> [Short task]: Return only the lines from the top of the data down to the one that holds "const pairs = (xs: number[], ys: number[])", both included, without any pictures.

> [Data section]:
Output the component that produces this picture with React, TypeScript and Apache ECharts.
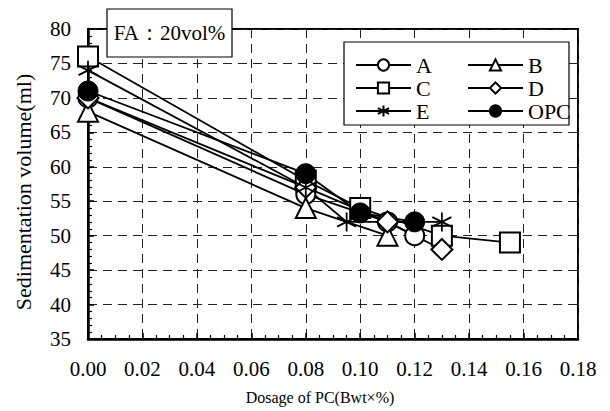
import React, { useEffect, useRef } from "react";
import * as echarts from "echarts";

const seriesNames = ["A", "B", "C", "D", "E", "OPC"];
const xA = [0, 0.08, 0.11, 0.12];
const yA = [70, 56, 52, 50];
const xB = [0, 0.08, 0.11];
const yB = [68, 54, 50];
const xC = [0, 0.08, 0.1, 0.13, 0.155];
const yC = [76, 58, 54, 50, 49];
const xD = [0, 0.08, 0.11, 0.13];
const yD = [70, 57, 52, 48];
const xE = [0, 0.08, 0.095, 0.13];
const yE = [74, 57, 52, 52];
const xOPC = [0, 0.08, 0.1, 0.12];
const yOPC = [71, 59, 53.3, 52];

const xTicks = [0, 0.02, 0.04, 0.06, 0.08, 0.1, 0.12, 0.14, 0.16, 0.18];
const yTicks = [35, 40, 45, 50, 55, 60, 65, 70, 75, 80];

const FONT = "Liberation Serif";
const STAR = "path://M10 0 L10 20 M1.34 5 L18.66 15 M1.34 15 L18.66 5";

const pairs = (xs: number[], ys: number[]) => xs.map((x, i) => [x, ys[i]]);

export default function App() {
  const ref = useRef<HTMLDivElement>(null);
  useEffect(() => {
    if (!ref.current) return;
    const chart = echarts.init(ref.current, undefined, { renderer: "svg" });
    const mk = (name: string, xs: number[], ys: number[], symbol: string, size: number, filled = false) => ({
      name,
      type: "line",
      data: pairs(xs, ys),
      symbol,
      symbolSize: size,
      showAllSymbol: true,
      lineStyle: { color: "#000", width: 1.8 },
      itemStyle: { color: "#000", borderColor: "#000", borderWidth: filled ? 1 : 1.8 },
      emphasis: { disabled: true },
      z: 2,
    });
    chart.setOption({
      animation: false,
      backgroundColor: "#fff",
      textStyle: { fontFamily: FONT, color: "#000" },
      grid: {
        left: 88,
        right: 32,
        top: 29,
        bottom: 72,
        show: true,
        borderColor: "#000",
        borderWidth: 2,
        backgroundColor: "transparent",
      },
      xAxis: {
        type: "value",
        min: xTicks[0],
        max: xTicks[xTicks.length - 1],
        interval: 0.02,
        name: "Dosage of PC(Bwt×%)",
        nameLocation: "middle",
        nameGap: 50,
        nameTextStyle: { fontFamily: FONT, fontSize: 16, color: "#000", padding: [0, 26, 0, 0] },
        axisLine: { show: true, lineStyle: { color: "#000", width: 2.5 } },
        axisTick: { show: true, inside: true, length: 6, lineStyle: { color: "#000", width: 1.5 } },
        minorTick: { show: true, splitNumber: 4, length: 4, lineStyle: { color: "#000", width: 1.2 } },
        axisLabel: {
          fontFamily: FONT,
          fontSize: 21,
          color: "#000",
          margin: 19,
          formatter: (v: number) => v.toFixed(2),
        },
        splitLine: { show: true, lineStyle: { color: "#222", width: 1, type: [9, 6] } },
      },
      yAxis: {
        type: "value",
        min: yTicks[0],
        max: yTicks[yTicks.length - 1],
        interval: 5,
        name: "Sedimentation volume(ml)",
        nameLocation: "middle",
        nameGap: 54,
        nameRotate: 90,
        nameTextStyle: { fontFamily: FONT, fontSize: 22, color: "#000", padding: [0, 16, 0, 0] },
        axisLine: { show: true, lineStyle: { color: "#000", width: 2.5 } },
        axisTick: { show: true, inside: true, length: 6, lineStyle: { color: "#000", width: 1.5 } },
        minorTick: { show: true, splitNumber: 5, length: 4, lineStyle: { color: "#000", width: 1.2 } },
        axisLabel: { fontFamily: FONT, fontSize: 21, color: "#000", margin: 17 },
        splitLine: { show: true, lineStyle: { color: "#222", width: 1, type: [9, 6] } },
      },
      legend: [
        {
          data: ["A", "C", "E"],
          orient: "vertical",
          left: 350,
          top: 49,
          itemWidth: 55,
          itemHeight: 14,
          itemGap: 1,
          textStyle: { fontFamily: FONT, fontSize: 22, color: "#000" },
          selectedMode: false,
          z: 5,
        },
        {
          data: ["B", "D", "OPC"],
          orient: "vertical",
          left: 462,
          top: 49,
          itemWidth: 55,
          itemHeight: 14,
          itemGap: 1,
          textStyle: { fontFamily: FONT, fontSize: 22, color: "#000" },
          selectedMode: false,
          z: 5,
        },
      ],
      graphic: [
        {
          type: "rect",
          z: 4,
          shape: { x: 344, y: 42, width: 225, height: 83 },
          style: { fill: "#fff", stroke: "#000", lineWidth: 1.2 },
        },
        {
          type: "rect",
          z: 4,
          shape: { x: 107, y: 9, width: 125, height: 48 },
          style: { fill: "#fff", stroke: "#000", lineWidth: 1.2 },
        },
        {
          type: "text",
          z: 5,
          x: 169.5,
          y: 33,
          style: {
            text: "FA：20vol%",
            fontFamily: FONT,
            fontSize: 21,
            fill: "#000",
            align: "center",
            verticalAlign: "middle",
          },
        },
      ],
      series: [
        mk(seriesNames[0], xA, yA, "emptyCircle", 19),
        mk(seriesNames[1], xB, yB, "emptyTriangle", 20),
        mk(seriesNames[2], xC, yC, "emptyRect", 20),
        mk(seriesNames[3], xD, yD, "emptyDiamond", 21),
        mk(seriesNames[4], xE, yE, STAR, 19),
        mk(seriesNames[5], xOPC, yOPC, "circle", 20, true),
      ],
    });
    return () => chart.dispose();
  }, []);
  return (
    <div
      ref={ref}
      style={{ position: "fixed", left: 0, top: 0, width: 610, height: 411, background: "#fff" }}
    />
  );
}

> [Output below]:
Output the component that produces this picture with React, TypeScript and Apache ECharts.
import React, { useEffect, useRef } from "react";
import * as echarts from "echarts";

const seriesNames = ["A", "B", "C", "D", "E", "OPC"];
const xA = [0, 0.08, 0.11, 0.12];
const yA = [70, 56, 52, 50];
const xB = [0, 0.08, 0.11];
const yB = [68, 54, 50];
const xC = [0, 0.08, 0.1, 0.13, 0.155];
const yC = [76, 58, 54, 50, 49];
const xD = [0, 0.08, 0.11, 0.13];
const yD = [70, 57, 52, 48];
const xE = [0, 0.08, 0.095, 0.13];
const yE = [74, 57, 52, 52];
const xOPC = [0, 0.08, 0.1, 0.12];
const yOPC = [71, 59, 53.3, 52];

const xTicks = [0, 0.02, 0.04, 0.06, 0.08, 0.1, 0.12, 0.14, 0.16, 0.18];
const yTicks = [35, 40, 45, 50, 55, 60, 65, 70, 75, 80];

const FONT = "Liberation Serif";
const STAR = "path://M10 0 L10 20 M1.34 5 L18.66 15 M1.34 15 L18.66 5";

const pairs = (xs: number[], ys: number[]) => xs.map((x, i) => [x, ys[i]]);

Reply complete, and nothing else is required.